▶ _MATERIAL_

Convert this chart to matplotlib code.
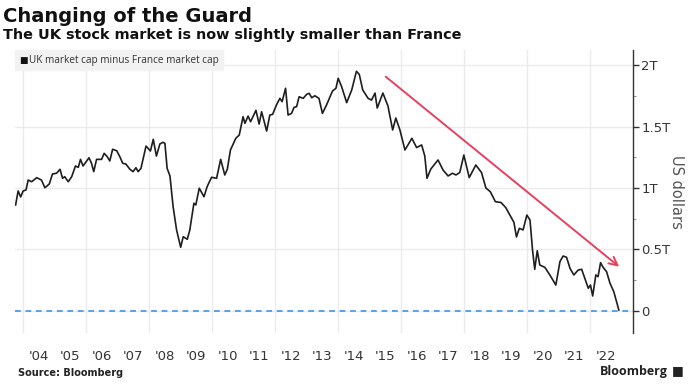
import matplotlib.pyplot as plt
from matplotlib.ticker import FixedLocator, FuncFormatter, MultipleLocator

# UK market cap minus France market cap, trillions of US dollars (decimal years)
years = [
    2003.76, 2003.84, 2003.92, 2004.00, 2004.09, 2004.16, 2004.27, 2004.43, 2004.58, 2004.69,
    2004.83, 2004.93, 2005.06, 2005.17, 2005.25, 2005.32, 2005.43, 2005.54, 2005.66, 2005.75,
    2005.82, 2005.90, 2006.09, 2006.17, 2006.24, 2006.33, 2006.49, 2006.57, 2006.67, 2006.75,
    2006.84, 2006.97, 2007.07, 2007.16, 2007.26, 2007.39, 2007.49, 2007.58, 2007.65, 2007.74,
    2007.90, 2008.04, 2008.13, 2008.23, 2008.34, 2008.44, 2008.50, 2008.57, 2008.66, 2008.76,
    2008.87, 2009.00, 2009.08, 2009.21, 2009.29, 2009.42, 2009.48, 2009.59, 2009.74, 2009.84,
    2009.98, 2010.14, 2010.27, 2010.40, 2010.48, 2010.58, 2010.75, 2010.86, 2010.98, 2011.04,
    2011.14, 2011.22, 2011.39, 2011.49, 2011.57, 2011.73, 2011.83, 2011.92, 2012.04, 2012.15,
    2012.22, 2012.33, 2012.41, 2012.52, 2012.60, 2012.68, 2012.76, 2012.89, 2013.00, 2013.08,
    2013.16, 2013.26, 2013.39, 2013.50, 2013.63, 2013.82, 2013.93, 2014.00, 2014.11, 2014.27,
    2014.43, 2014.58, 2014.67, 2014.78, 2014.95, 2015.06, 2015.17, 2015.24, 2015.42, 2015.58,
    2015.73, 2015.83, 2015.96, 2016.12, 2016.34, 2016.49, 2016.65, 2016.75, 2016.82, 2016.94,
    2017.17, 2017.33, 2017.49, 2017.63, 2017.74, 2017.86, 2017.99, 2018.16, 2018.37, 2018.55,
    2018.69, 2018.83, 2018.99, 2019.17, 2019.32, 2019.47, 2019.58, 2019.66, 2019.75, 2019.87,
    2019.99, 2020.09, 2020.17, 2020.24, 2020.32, 2020.40, 2020.56, 2020.72, 2020.91, 2021.04,
    2021.14, 2021.25, 2021.36, 2021.48, 2021.62, 2021.73, 2021.83, 2021.94, 2022.01, 2022.08,
    2022.18, 2022.25, 2022.33, 2022.41, 2022.52, 2022.63, 2022.75, 2022.91,
]
cap_gap = [
    0.862, 0.976, 0.927, 0.976, 0.984, 1.065, 1.051, 1.084, 1.065, 1.002,
    1.033, 1.114, 1.120, 1.152, 1.079, 1.092, 1.051, 1.092, 1.179, 1.168,
    1.233, 1.179, 1.246, 1.201, 1.133, 1.233, 1.233, 1.282, 1.254, 1.220,
    1.315, 1.303, 1.254, 1.201, 1.195, 1.152, 1.133, 1.165, 1.133, 1.160,
    1.341, 1.301, 1.396, 1.260, 1.358, 1.372, 1.363, 1.160, 1.098, 0.848,
    0.659, 0.518, 0.604, 0.583, 0.659, 0.876, 0.862, 0.998, 0.929, 1.011,
    1.087, 1.079, 1.233, 1.106, 1.152, 1.309, 1.404, 1.431, 1.580, 1.526,
    1.585, 1.539, 1.632, 1.520, 1.620, 1.463, 1.593, 1.599, 1.675, 1.729,
    1.702, 1.811, 1.593, 1.607, 1.656, 1.661, 1.742, 1.729, 1.762, 1.770,
    1.734, 1.750, 1.729, 1.607, 1.675, 1.789, 1.811, 1.892, 1.824, 1.694,
    1.797, 1.949, 1.924, 1.797, 1.729, 1.715, 1.772, 1.650, 1.772, 1.667,
    1.472, 1.569, 1.472, 1.309, 1.404, 1.329, 1.350, 1.260, 1.079, 1.154,
    1.228, 1.146, 1.098, 1.120, 1.106, 1.126, 1.268, 1.085, 1.187, 1.126,
    1.000, 0.970, 0.889, 0.882, 0.841, 0.772, 0.720, 0.602, 0.672, 0.659,
    0.780, 0.740, 0.496, 0.339, 0.490, 0.374, 0.355, 0.293, 0.211, 0.401,
    0.447, 0.437, 0.347, 0.293, 0.333, 0.339, 0.266, 0.185, 0.211, 0.122,
    0.293, 0.279, 0.393, 0.355, 0.320, 0.225, 0.157, 0.008,
]

# trend arrow (start, end) in data units
arrow_start = (2015.51, 1.905)
arrow_end = (2022.92, 0.360)

year_labels = ["'04", "'05", "'06", "'07", "'08", "'09", "'10", "'11", "'12", "'13",
               "'14", "'15", "'16", "'17", "'18", "'19", "'20", "'21", "'22"]
label_years = list(range(2004, 2023))
grid_years = list(range(2004, 2023, 2))
y_ticks = [0, 0.5, 1, 1.5, 2]


def fmt_trillions(v, pos):
    if v == 0:
        return "0"
    return f"{v:g}T"


fig = plt.figure(figsize=(7, 3.92), dpi=100)
ax = fig.add_axes([0.0214, 0.1505, 0.8829, 0.7219])

ax.plot(years, cap_gap, color='#1e1e1e', lw=1.2, zorder=3)
ax.axhline(0, color='#4f9be6', lw=1.3, ls=(0, (3.2, 2.6)), zorder=2)
ax.annotate('', xy=arrow_end, xytext=arrow_start,
            arrowprops=dict(arrowstyle='->,head_length=0.6,head_width=0.3',
                            color='#e8405f', lw=1.4, shrinkA=0, shrinkB=0),
            zorder=4)

ax.set_xlim(2003.74, 2023.36)
ax.set_ylim(-0.179, 2.122)

# x axis: labels at mid-year, grid every two years
ax.xaxis.set_major_locator(FixedLocator([y + 0.5 for y in label_years]))
ax.set_xticklabels(year_labels)
ax.xaxis.set_minor_locator(FixedLocator(grid_years))
ax.tick_params(axis='x', which='both', length=0, labelsize=9.5,
               labelcolor='#333333', pad=12)
ax.grid(axis='x', which='minor', color='#ebebeb', lw=1)

# y axis on the right
ax.yaxis.tick_right()
ax.yaxis.set_label_position('right')
ax.yaxis.set_major_locator(FixedLocator(y_ticks))
ax.yaxis.set_minor_locator(MultipleLocator(0.25))
ax.yaxis.set_major_formatter(FuncFormatter(fmt_trillions))
ax.tick_params(axis='y', which='major', length=4, width=1, color='#333333',
               labelsize=9.5, labelcolor='#333333', pad=2)
ax.tick_params(axis='y', which='minor', length=2, width=0.8, color='#999999')
ax.grid(axis='y', which='major', color='#ebebeb', lw=1)
ax.set_ylabel('US dollars', rotation=270, labelpad=10, fontsize=10.5,
              color='#555555')

for side in ['top', 'left', 'bottom']:
    ax.spines[side].set_visible(False)
ax.spines['right'].set_color('#333333')
ax.spines['right'].set_linewidth(1)
ax.set_axisbelow(True)

# legend box
fig.patches.append(plt.Rectangle((15 / 700, 1 - 70 / 392), 208 / 700, 20 / 392,
                                 transform=fig.transFigure, color='#f2f2f2',
                                 zorder=5))
fig.text(19 / 700, 1 - 60 / 392, '\u25a0', fontsize=6.5, color='#111111',
         va='center', ha='left', zorder=6)
fig.text(29 / 700, 1 - 60 / 392, 'UK market cap minus France market cap',
         fontsize=7.2, color='#333333', va='center', ha='left',
         family='Open Sans', zorder=6)

# titles and footer
fig.text(3 / 700, 1 - 17 / 392, 'Changing of the Guard', fontsize=14,
         fontweight='bold', color='#111111', va='center', ha='left')
fig.text(3 / 700, 1 - 35 / 392,
         'The UK stock market is now slightly smaller than France',
         fontsize=10.4, fontweight='bold', color='#111111', va='center', ha='left')
fig.text(18 / 700, 1 - 373 / 392, 'Source: Bloomberg', fontsize=7,
         fontweight='bold', color='#222222', va='center', ha='left')
fig.text(668 / 700, 1 - 371 / 392, 'Bloomberg', fontsize=9,
         fontweight='bold', color='#222222', va='center', ha='right',
         family='Open Sans')
fig.text(672 / 700, 1 - 371 / 392, '\u25a0', fontsize=9, color='#222222',
         va='center', ha='left')

fig.savefig('out.png', dpi=100)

▶ _PROBLEM TO WORK ON_
Please repeat exactly the data above from its first line to the line that contains "from matplotlib.ticker import", inclusive, and leave every picture out.

▶ _ANSWER IN FULL_
Convert this chart to matplotlib code.
import matplotlib.pyplot as plt
from matplotlib.ticker import FixedLocator, FuncFormatter, MultipleLocator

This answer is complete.